Ebola virus, part of the filovirus family, Filoviradae, causes rapid lethal hemorrhagic fever, and fatality rates up to 90%. From December 2013 to May 2015, Ebola virus infected more than 25,000 people and led to over 10,000 related deaths in West Africa. The recent outbreak has served to highlight the need for scientists to discover and develop vaccines and therapies for the treatment of Ebola.
In order to prevent a similar outbreak, scientists must first understand how the virus infects humans, or more specifically, how the virus enters and infects human cells. A group of researchers from China have pinpointed this exact mechanism. Gao and colleagues investigated the mechanism by which Ebola infects humans and determined the structure of the key proteins involved in Ebola infection.

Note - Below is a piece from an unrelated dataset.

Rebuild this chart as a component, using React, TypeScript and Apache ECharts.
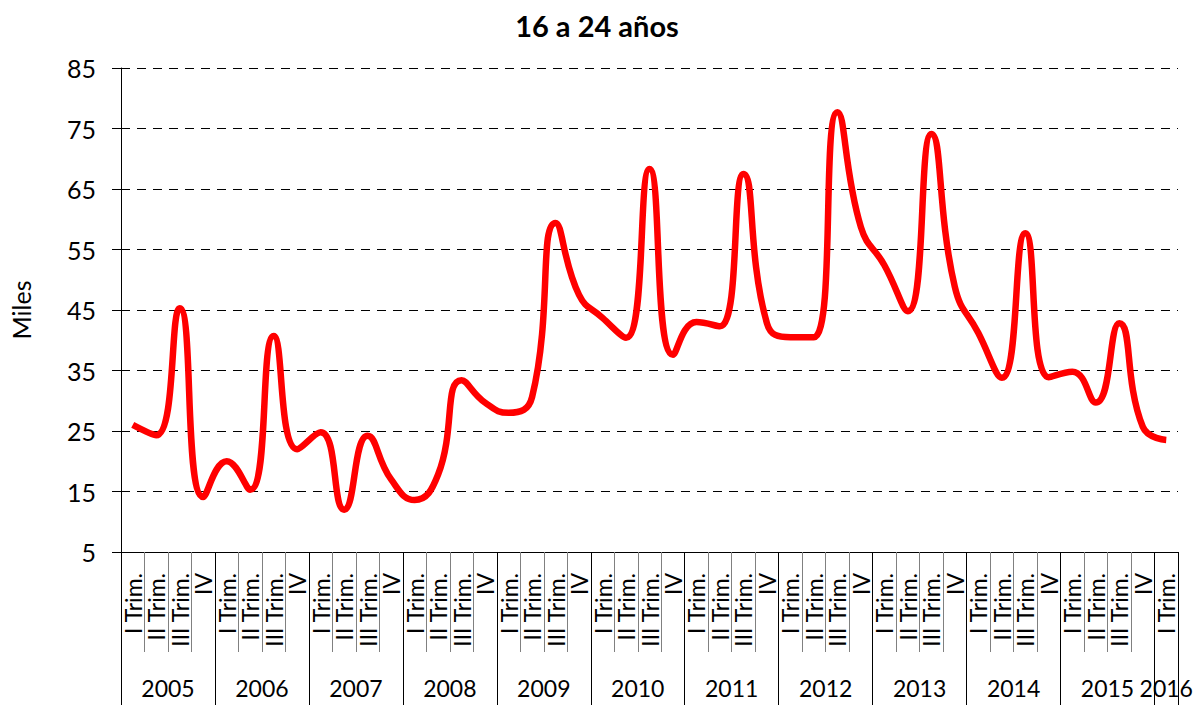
import React, { useEffect, useRef } from "react";
import * as echarts from "echarts";

const TITLE = "16 a 24 años";
const Y_NAME = "Miles";
const years = ["2005", "2006", "2007", "2008", "2009", "2010", "2011", "2012", "2013", "2014", "2015", "2016"];
const quartersPerYear = [4, 4, 4, 4, 4, 4, 4, 4, 4, 4, 4, 1];
const quarterNames = ["I Trim.", "II Trim.", "III Trim.", "IV"];
const values = [
  26, 24.3, 45.3, 14.1,
  20, 15.3, 40.7, 22,
  24.8, 12, 24.2, 17,
  13.6, 17.8, 33.4, 29.7,
  28, 30.6, 59.4, 47.5,
  43.7, 40.4, 68.3, 37.6,
  43, 42.3, 67.5, 42.8,
  40.5, 40.5, 77.7, 58.7,
  52.4, 44.8, 74.1, 48.8,
  41.2, 33.8, 57.7, 33.9,
  34.8, 29.7, 42.8, 25.7,
  23.5,
];
const yMin = 5;
const yMax = 85;
const yStep = 10;

const FONT = "Lato, 'Noto Sans', sans-serif";

export default function App() {
  const ref = useRef<HTMLDivElement>(null);
  useEffect(() => {
    if (!ref.current) return;
    const chart = echarts.init(ref.current, undefined, { renderer: "svg" });

    const categories: string[] = [];
    const boundaries: number[] = [0];
    const centers: number[] = [];
    let acc = 0;
    years.forEach((y, yi) => {
      const n = quartersPerYear[yi];
      for (let q = 0; q < n; q++) categories.push(y + " " + quarterNames[q]);
      centers.push(acc + n / 2);
      acc += n;
      boundaries.push(acc);
    });
    const yearForCenter = (v: number) => {
      const idx = centers.findIndex((c) => Math.abs(c - v) < 1e-6);
      return idx >= 0 ? years[idx] : "";
    };

    chart.setOption({
      animation: false,
      title: {
        text: TITLE,
        left: 592,
        textAlign: "center",
        top: 6,
        textStyle: { fontFamily: FONT, fontWeight: "bold", fontSize: 29, color: "#000" },
      },
      grid: { left: 120, right: 18, top: 68, bottom: 153, containLabel: false },
      xAxis: [
        {
          type: "category",
          data: categories,
          boundaryGap: true,
          axisLine: { show: true, lineStyle: { color: "#000", width: 1 } },
          axisTick: { show: true, interval: 0, length: 100, lineStyle: { color: "#808080", width: 1 } },
          axisLabel: {
            interval: 0,
            rotate: 90,
            margin: 21,
            fontFamily: FONT,
            fontSize: 23,
            color: "#000",
            formatter: (v: string) => v.split(" ").slice(1).join(" "),
          },
          splitLine: { show: false },
        },
        {
          type: "value",
          min: 0,
          max: categories.length,
          position: "bottom",
          axisLine: { show: false },
          axisTick: {
            show: true,
            customValues: boundaries,
            length: 153,
            lineStyle: { color: "#000", width: 1 },
          },
          axisLabel: {
            customValues: centers,
            margin: 124,
            fontFamily: FONT,
            fontSize: 23,
            color: "#000",
            formatter: (v: number) => yearForCenter(v),
          },
          splitLine: { show: false },
        },
      ],
      yAxis: {
        type: "value",
        min: yMin,
        max: yMax,
        interval: yStep,
        name: Y_NAME,
        nameLocation: "middle",
        nameRotate: 90,
        nameGap: 88,
        nameTextStyle: { fontFamily: FONT, fontSize: 25, color: "#000" },
        axisLine: { show: true, lineStyle: { color: "#000", width: 1 } },
        axisTick: { show: true, length: 9, lineStyle: { color: "#000" } },
        axisLabel: { margin: 25, fontFamily: FONT, fontSize: 25, color: "#000" },
        splitLine: { show: true, lineStyle: { color: "#000", type: [9, 7], width: 1 } },
      },
      series: [
        {
          type: "line",
          data: values,
          xAxisIndex: 0,
          smooth: 0.5,
          symbol: "none",
          lineStyle: { color: "#ff0000", width: 6.5 },
          z: 5,
        },
      ],
    });
    return () => chart.dispose();
  }, []);
  return (
    <div
      ref={ref}
      style={{ position: "fixed", left: 0, top: 0, width: 1196, height: 705, background: "#fff" }}
    />
  );
}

In order to grasp how Ebola enters a cell, it is important to understand endocytocis, or the process by which a cell internalizes outside material. For instance, when a country needs a good that it does not produce, the country can import that good via ship from another country. Once the ship reaches the port, the goods get processed and sent on to their final destination. Similarly, a cell often has to rely on nutrients available in its external environment. The cell gets these nutrients by internalizing them into vesicles (analogous to the ship). Once inside the cell, these vesicles are processed and the nutrients are delivered to where they are needed. When Ebola infects a cell, it too is internalized into a vesicle. Before it reaches the “port”, where it would be degraded, the virus escapes the vesicle and goes on to infect surrounding cells.
The exact mechanism in which Ebola escapes the vesicle, however, is unknown. Researchers are investigating different steps in the replication of the virus to determine where roadblocks may be placed to prevent the virus from replicating and infecting the host. Gao and colleagues investigated the interaction between the virus and the vesicle at the point of viral release. Previous research has shown that Ebola requires one host protein to invade the cell, called Neimann-Pick C1 (NPC1), which is found on the host vesicle. Without this protein, the virus would not be able to penetrate the cell. Thus NPC1 represents an ideal target for antiviral intervention. Ebola uses an activated glycoprotein (GPcl) found on its surface to bind onto NPC1 to evade the vesicle. The researchers were able to clearly outline the crystal structure of the GPcl/NPC1 complex, thereby determining how it allows for the release of the virus from the vesicle. The crystal structure of any complex is the Holy Grail to understanding its function and significance in the cell. This information allowed the scientists to identify the exact location where NPC1 and GPcl bind to each other, which causes the membranes to fuse together, thus releasing Ebola from the vesicle.
Because Gao and colleagues were able to identify key structural information of Ebola and the host protein NPC1 they could determine how the two interact to allow the release of Ebola from a host vesicle. This information provides a map for which antibodies or small inhibitors could be designed to target this host/Ebola protein complex and prevent the infection.